Directive:
Write out the entire listing below exactly, with the pictures left out.

Stored data:
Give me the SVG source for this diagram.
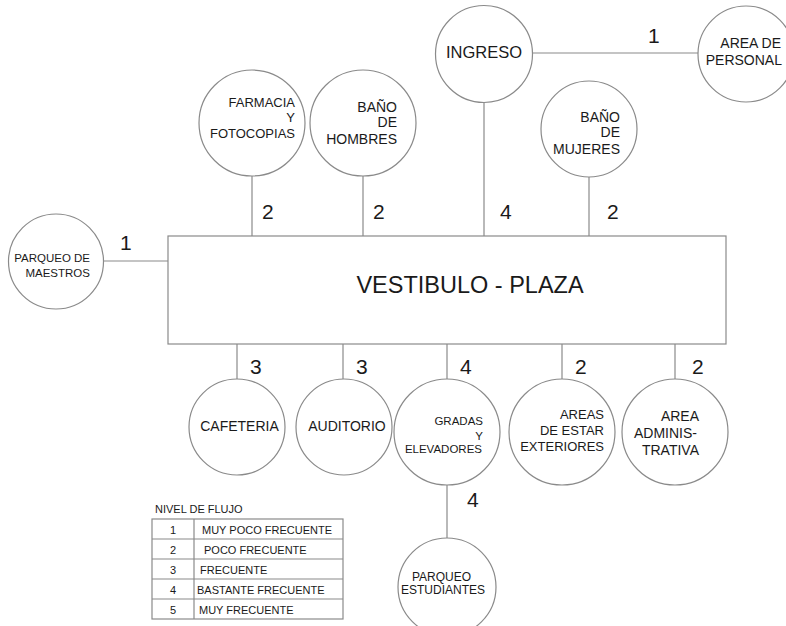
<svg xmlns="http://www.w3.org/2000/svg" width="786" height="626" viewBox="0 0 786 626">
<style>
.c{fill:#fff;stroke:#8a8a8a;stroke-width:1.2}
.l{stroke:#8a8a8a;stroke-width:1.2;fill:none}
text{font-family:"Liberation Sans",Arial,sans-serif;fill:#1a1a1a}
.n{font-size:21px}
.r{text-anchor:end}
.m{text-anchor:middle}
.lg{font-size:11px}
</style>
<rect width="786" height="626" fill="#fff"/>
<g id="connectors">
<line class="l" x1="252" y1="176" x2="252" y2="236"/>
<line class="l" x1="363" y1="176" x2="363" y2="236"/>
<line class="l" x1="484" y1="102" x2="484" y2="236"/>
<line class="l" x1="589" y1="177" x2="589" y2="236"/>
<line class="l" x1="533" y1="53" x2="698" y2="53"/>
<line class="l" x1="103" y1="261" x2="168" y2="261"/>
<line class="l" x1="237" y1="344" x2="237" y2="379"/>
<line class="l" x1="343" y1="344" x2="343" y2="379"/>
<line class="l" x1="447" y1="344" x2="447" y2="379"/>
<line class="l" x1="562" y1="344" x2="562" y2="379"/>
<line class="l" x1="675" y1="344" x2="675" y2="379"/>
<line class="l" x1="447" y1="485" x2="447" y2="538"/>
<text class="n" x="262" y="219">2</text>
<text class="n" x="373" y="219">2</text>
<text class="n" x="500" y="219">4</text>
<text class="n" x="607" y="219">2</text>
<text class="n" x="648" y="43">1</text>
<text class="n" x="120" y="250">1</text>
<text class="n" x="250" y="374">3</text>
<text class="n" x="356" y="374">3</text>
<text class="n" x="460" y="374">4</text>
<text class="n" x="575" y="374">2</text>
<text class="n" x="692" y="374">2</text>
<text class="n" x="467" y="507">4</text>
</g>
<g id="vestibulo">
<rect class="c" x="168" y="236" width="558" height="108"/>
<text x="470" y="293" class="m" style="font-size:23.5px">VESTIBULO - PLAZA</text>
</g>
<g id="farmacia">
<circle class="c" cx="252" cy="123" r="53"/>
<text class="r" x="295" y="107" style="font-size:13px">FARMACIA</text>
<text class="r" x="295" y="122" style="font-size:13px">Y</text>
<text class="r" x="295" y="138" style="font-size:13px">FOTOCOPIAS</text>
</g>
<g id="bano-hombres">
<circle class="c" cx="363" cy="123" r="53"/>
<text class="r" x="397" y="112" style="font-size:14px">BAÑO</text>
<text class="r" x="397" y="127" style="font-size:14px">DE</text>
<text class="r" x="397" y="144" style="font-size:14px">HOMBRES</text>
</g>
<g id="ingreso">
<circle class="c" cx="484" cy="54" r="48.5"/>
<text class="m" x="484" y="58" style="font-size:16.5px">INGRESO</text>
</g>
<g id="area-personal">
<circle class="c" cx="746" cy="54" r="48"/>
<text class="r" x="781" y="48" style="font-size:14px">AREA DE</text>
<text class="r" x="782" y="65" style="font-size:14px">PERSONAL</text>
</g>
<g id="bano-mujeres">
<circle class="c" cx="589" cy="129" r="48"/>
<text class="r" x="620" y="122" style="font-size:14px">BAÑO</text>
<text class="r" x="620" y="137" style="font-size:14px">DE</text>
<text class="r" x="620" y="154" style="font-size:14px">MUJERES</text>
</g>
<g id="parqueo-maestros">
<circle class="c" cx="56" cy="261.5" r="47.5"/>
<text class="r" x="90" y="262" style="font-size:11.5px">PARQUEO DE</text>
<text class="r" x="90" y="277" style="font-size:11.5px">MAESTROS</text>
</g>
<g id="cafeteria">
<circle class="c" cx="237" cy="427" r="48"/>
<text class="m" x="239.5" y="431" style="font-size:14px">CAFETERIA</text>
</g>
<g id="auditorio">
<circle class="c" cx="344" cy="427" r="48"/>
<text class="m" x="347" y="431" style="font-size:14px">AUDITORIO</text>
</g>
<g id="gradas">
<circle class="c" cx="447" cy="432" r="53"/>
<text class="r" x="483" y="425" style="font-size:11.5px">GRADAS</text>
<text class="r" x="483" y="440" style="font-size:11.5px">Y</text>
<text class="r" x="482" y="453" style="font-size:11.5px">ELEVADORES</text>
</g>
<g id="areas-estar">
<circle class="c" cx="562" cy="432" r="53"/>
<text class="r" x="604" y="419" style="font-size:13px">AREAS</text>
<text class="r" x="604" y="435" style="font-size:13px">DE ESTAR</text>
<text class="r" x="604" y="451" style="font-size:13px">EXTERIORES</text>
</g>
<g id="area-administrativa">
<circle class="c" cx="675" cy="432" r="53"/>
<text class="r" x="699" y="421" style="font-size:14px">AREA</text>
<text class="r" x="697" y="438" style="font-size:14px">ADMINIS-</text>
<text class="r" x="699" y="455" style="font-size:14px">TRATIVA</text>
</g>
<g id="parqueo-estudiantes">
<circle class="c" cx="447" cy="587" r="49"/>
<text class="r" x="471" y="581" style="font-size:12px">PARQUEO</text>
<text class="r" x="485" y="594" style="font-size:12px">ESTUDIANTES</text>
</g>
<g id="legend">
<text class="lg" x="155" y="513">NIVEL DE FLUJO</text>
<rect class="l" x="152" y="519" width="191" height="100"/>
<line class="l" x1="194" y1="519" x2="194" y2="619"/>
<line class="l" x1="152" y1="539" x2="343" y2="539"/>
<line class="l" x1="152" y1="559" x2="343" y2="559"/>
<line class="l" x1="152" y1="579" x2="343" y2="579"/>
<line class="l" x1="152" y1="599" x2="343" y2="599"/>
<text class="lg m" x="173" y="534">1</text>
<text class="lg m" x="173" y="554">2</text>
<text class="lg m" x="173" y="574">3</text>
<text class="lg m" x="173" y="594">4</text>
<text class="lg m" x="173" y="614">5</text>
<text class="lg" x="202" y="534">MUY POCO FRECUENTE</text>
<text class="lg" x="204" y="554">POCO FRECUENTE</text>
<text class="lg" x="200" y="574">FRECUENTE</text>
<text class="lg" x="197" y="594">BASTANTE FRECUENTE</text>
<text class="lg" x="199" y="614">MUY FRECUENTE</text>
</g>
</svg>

Output of the exercise:
Give me the SVG source for this diagram.
<svg xmlns="http://www.w3.org/2000/svg" width="786" height="626" viewBox="0 0 786 626">
<style>
.c{fill:#fff;stroke:#8a8a8a;stroke-width:1.2}
.l{stroke:#8a8a8a;stroke-width:1.2;fill:none}
text{font-family:"Liberation Sans",Arial,sans-serif;fill:#1a1a1a}
.n{font-size:21px}
.r{text-anchor:end}
.m{text-anchor:middle}
.lg{font-size:11px}
</style>
<rect width="786" height="626" fill="#fff"/>
<g id="connectors">
<line class="l" x1="252" y1="176" x2="252" y2="236"/>
<line class="l" x1="363" y1="176" x2="363" y2="236"/>
<line class="l" x1="484" y1="102" x2="484" y2="236"/>
<line class="l" x1="589" y1="177" x2="589" y2="236"/>
<line class="l" x1="533" y1="53" x2="698" y2="53"/>
<line class="l" x1="103" y1="261" x2="168" y2="261"/>
<line class="l" x1="237" y1="344" x2="237" y2="379"/>
<line class="l" x1="343" y1="344" x2="343" y2="379"/>
<line class="l" x1="447" y1="344" x2="447" y2="379"/>
<line class="l" x1="562" y1="344" x2="562" y2="379"/>
<line class="l" x1="675" y1="344" x2="675" y2="379"/>
<line class="l" x1="447" y1="485" x2="447" y2="538"/>
<text class="n" x="262" y="219">2</text>
<text class="n" x="373" y="219">2</text>
<text class="n" x="500" y="219">4</text>
<text class="n" x="607" y="219">2</text>
<text class="n" x="648" y="43">1</text>
<text class="n" x="120" y="250">1</text>
<text class="n" x="250" y="374">3</text>
<text class="n" x="356" y="374">3</text>
<text class="n" x="460" y="374">4</text>
<text class="n" x="575" y="374">2</text>
<text class="n" x="692" y="374">2</text>
<text class="n" x="467" y="507">4</text>
</g>
<g id="vestibulo">
<rect class="c" x="168" y="236" width="558" height="108"/>
<text x="470" y="293" class="m" style="font-size:23.5px">VESTIBULO - PLAZA</text>
</g>
<g id="farmacia">
<circle class="c" cx="252" cy="123" r="53"/>
<text class="r" x="295" y="107" style="font-size:13px">FARMACIA</text>
<text class="r" x="295" y="122" style="font-size:13px">Y</text>
<text class="r" x="295" y="138" style="font-size:13px">FOTOCOPIAS</text>
</g>
<g id="bano-hombres">
<circle class="c" cx="363" cy="123" r="53"/>
<text class="r" x="397" y="112" style="font-size:14px">BAÑO</text>
<text class="r" x="397" y="127" style="font-size:14px">DE</text>
<text class="r" x="397" y="144" style="font-size:14px">HOMBRES</text>
</g>
<g id="ingreso">
<circle class="c" cx="484" cy="54" r="48.5"/>
<text class="m" x="484" y="58" style="font-size:16.5px">INGRESO</text>
</g>
<g id="area-personal">
<circle class="c" cx="746" cy="54" r="48"/>
<text class="r" x="781" y="48" style="font-size:14px">AREA DE</text>
<text class="r" x="782" y="65" style="font-size:14px">PERSONAL</text>
</g>
<g id="bano-mujeres">
<circle class="c" cx="589" cy="129" r="48"/>
<text class="r" x="620" y="122" style="font-size:14px">BAÑO</text>
<text class="r" x="620" y="137" style="font-size:14px">DE</text>
<text class="r" x="620" y="154" style="font-size:14px">MUJERES</text>
</g>
<g id="parqueo-maestros">
<circle class="c" cx="56" cy="261.5" r="47.5"/>
<text class="r" x="90" y="262" style="font-size:11.5px">PARQUEO DE</text>
<text class="r" x="90" y="277" style="font-size:11.5px">MAESTROS</text>
</g>
<g id="cafeteria">
<circle class="c" cx="237" cy="427" r="48"/>
<text class="m" x="239.5" y="431" style="font-size:14px">CAFETERIA</text>
</g>
<g id="auditorio">
<circle class="c" cx="344" cy="427" r="48"/>
<text class="m" x="347" y="431" style="font-size:14px">AUDITORIO</text>
</g>
<g id="gradas">
<circle class="c" cx="447" cy="432" r="53"/>
<text class="r" x="483" y="425" style="font-size:11.5px">GRADAS</text>
<text class="r" x="483" y="440" style="font-size:11.5px">Y</text>
<text class="r" x="482" y="453" style="font-size:11.5px">ELEVADORES</text>
</g>
<g id="areas-estar">
<circle class="c" cx="562" cy="432" r="53"/>
<text class="r" x="604" y="419" style="font-size:13px">AREAS</text>
<text class="r" x="604" y="435" style="font-size:13px">DE ESTAR</text>
<text class="r" x="604" y="451" style="font-size:13px">EXTERIORES</text>
</g>
<g id="area-administrativa">
<circle class="c" cx="675" cy="432" r="53"/>
<text class="r" x="699" y="421" style="font-size:14px">AREA</text>
<text class="r" x="697" y="438" style="font-size:14px">ADMINIS-</text>
<text class="r" x="699" y="455" style="font-size:14px">TRATIVA</text>
</g>
<g id="parqueo-estudiantes">
<circle class="c" cx="447" cy="587" r="49"/>
<text class="r" x="471" y="581" style="font-size:12px">PARQUEO</text>
<text class="r" x="485" y="594" style="font-size:12px">ESTUDIANTES</text>
</g>
<g id="legend">
<text class="lg" x="155" y="513">NIVEL DE FLUJO</text>
<rect class="l" x="152" y="519" width="191" height="100"/>
<line class="l" x1="194" y1="519" x2="194" y2="619"/>
<line class="l" x1="152" y1="539" x2="343" y2="539"/>
<line class="l" x1="152" y1="559" x2="343" y2="559"/>
<line class="l" x1="152" y1="579" x2="343" y2="579"/>
<line class="l" x1="152" y1="599" x2="343" y2="599"/>
<text class="lg m" x="173" y="534">1</text>
<text class="lg m" x="173" y="554">2</text>
<text class="lg m" x="173" y="574">3</text>
<text class="lg m" x="173" y="594">4</text>
<text class="lg m" x="173" y="614">5</text>
<text class="lg" x="202" y="534">MUY POCO FRECUENTE</text>
<text class="lg" x="204" y="554">POCO FRECUENTE</text>
<text class="lg" x="200" y="574">FRECUENTE</text>
<text class="lg" x="197" y="594">BASTANTE FRECUENTE</text>
<text class="lg" x="199" y="614">MUY FRECUENTE</text>
</g>
</svg>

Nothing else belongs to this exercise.